National HIV Testing Week, which runs from November 19-26, is run by Terrence Higgins Trust on behalf of HIV Prevention England.

A series of events throughout the week encourages people to take a painless, simple and quick test, particularly those most at-risk of HIV, including homosexual men and black African people.

The Terrence Higgins Trust will be at Willesden Green Library in the High Road on Monday, Central Middlesex Hospital on Wednesday and on Friday will be at the Brent Civic Centre Library in Wembley and the Methodist Church in Harlesden providing information and advice about sexual health and where and when to test for HIV in Brent.

Badru Male, community engagement officer at Terrence Higgins Trust Brent, said: “We’re encouraging local people here in Brent to find out more about HIV and sexual health this National HIV Testing Week.

“We’ll be at local library’s, local colleges, churches and the hospital during the week offering advice and information, and encouraging anyone who might be at risk to come and get a free, confidential HIV test.

“Today, if you test positive, effective treatment means you can live as long as anyone else, and when the amount of the virus in your blood is reduced to undetectable levels, this means you cannot pass on HIV. Testing puts you in control and is nothing to be feared.”

Dr Christian Jessen, television presenter and supporter of National HIV Testing Week, said: “I’m a fervent champion of National HIV Testing Week. I often find that people are really afraid of taking an HIV test – it can sound like a daunting prospect, but honestly it isn’t. Testing puts you in control.

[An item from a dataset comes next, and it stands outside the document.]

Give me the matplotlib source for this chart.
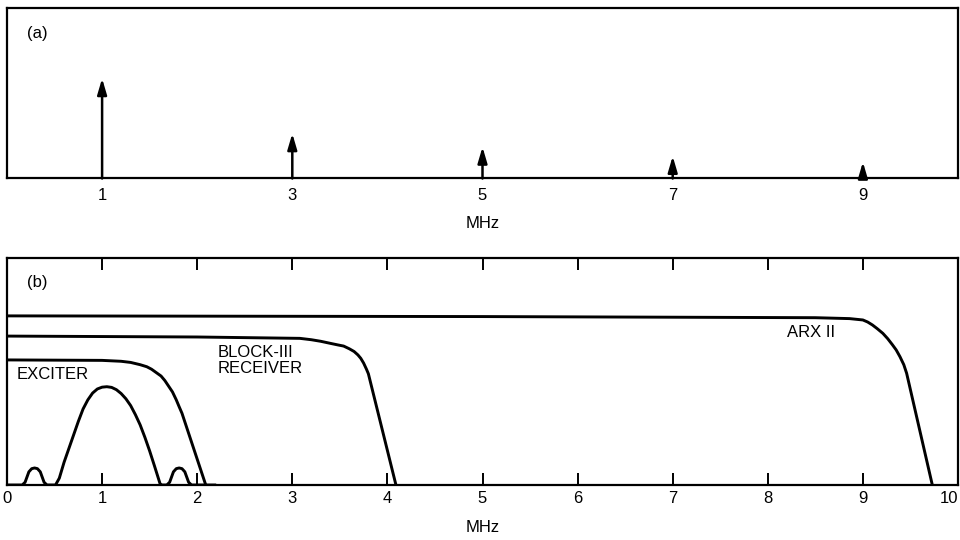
import matplotlib
matplotlib.use("Agg")
import matplotlib.pyplot as plt

plt.rcParams['font.family'] = ['Liberation Sans', 'DejaVu Sans']

# ---------------- data ----------------
# (a) harmonic lines
harm_freq = [1, 3, 5, 7, 9]
harm_amp = [0.587, 0.264, 0.185, 0.131, 0.097]

# (b) frequency responses
arx_x = [0, 5.0, 8.5, 8.86, 9.0, 9.05, 9.1, 9.15, 9.21, 9.26, 9.31, 9.35, 9.39,
         9.43, 9.46, 9.73]
arx_y = [0.745, 0.742, 0.737, 0.733, 0.727, 0.718, 0.705, 0.689, 0.668, 0.645,
         0.618, 0.595, 0.565, 0.53, 0.492, 0.0]

blk_x = [0, 2.0, 3.08, 3.2, 3.3, 3.4, 3.48, 3.54, 3.6, 3.65, 3.69, 3.72, 3.75,
         3.78, 3.80, 4.09]
blk_y = [0.656, 0.652, 0.646, 0.640, 0.633, 0.624, 0.617, 0.612, 0.600, 0.588,
         0.573, 0.558, 0.537, 0.510, 0.49, 0.0]

exc_x = [0, 1.0, 1.2, 1.3, 1.4, 1.47, 1.52, 1.57, 1.62, 1.66, 1.70, 1.74, 1.78,
         1.81, 1.84, 2.09]
exc_y = [0.551, 0.549, 0.545, 0.540, 0.530, 0.521, 0.510, 0.495, 0.480, 0.460,
         0.435, 0.410, 0.375, 0.345, 0.316, 0.0]

spec_x = [0, 0.16, 0.19, 0.21, 0.23, 0.26, 0.29, 0.32, 0.35, 0.37, 0.39, 0.42,
          0.51, 0.55, 0.60, 0.65, 0.70, 0.75, 0.80, 0.85, 0.90, 0.95, 1.00, 1.05,
          1.10, 1.15, 1.20, 1.25, 1.30, 1.35, 1.40, 1.45, 1.50, 1.55, 1.58, 1.61,
          1.63, 1.68, 1.71, 1.73, 1.75, 1.78, 1.81, 1.84, 1.87, 1.89, 1.91, 1.94,
          2.2]
spec_y = [0, 0, 0.012, 0.035, 0.058, 0.072, 0.075, 0.072, 0.058, 0.035, 0.012, 0,
          0, 0.03, 0.10, 0.16, 0.22, 0.28, 0.335, 0.375, 0.405, 0.423, 0.431, 0.433,
          0.430, 0.420, 0.403, 0.38, 0.35, 0.31, 0.265, 0.21, 0.15, 0.085, 0.045,
          0.005, 0, 0, 0.012, 0.035, 0.058, 0.072, 0.075, 0.072, 0.058, 0.035,
          0.012, 0, 0]

xticks_a = [1, 3, 5, 7, 9]
xticks_b = list(range(0, 11))

# ---------------- figure ----------------
W, H = 960, 540
fig = plt.figure(figsize=(9.6, 5.4), dpi=100)
ax_a = fig.add_axes([7 / W, 1 - 178.5 / H, 951 / W, 170.5 / H])
ax_b = fig.add_axes([7 / W, 1 - 485 / H, 951 / W, 227 / H])

spine_lw = 1.6
curve_lw = 2.1
fs = 12

for ax in (ax_a, ax_b):
    ax.set_xlim(0, 10)
    ax.set_ylim(0, 1)
    ax.set_yticks([])
    for s in ax.spines.values():
        s.set_linewidth(spine_lw)

# (a)
ax_a.set_xticks(xticks_a)
ax_a.set_xticklabels([str(v) for v in xticks_a], fontsize=fs)
ax_a.tick_params(axis='x', length=0, pad=6.5)
for f, a in zip(harm_freq, harm_amp):
    ax_a.annotate('', xy=(f, a), xytext=(f, 0),
                  arrowprops=dict(arrowstyle='-|>,head_length=0.95,head_width=0.28',
                                  lw=1.8, color='black', shrinkA=0, shrinkB=0))
ax_a.text(0.021, 0.853, '(a)', transform=ax_a.transAxes, fontsize=fs,
          ha='left', va='center')
ax_a.text(0.5, -0.261, 'MHz', transform=ax_a.transAxes, fontsize=fs,
          ha='center', va='center')

# (b)
ax_b.set_xticks(xticks_b)
ax_b.set_xticklabels([str(v) for v in xticks_b], fontsize=fs)
ax_b.tick_params(axis='x', direction='in', length=8.5, width=1.4, top=True,
                 labeltop=False, pad=4)
ax_b.get_xticklabels()[-1].set_horizontalalignment('right')
for xs, ys in ((arx_x, arx_y), (blk_x, blk_y), (exc_x, exc_y), (spec_x, spec_y)):
    ax_b.plot(xs, ys, color='black', lw=curve_lw, solid_capstyle='butt',
              solid_joinstyle='round')

ax_b.text(0.021, 0.894, '(b)', transform=ax_b.transAxes, fontsize=fs,
          ha='left', va='center')
ax_b.text(2.22, 0.548, 'BLOCK-III\nRECEIVER', fontsize=fs, ha='left', va='center',
          linespacing=1.05)
ax_b.text(0.105, 0.485, 'EXCITER', fontsize=fs, ha='left', va='center')
ax_b.text(8.2, 0.674, 'ARX II', fontsize=fs, ha='left', va='center')
ax_b.text(0.5, -0.189, 'MHz', transform=ax_b.transAxes, fontsize=fs,
          ha='center', va='center')

fig.savefig('out.png', dpi=100)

“Many people living with HIV do not know they have it – and are therefore likely to unwittingly pass on the virus. On the other hand, those who get a positive result and onto effective treatment can live a long and healthy life, and cannot pass on HIV to others. It’s a no brainer.

“The challenge is now to bust the stigma that stops people getting tested in the first place. The sooner we can do that, the quicker we can stop HIV.”

Terrence Higgins Trust in Brent provides support, information and advice as well as chlamydia screening for young people ages 15 to 24.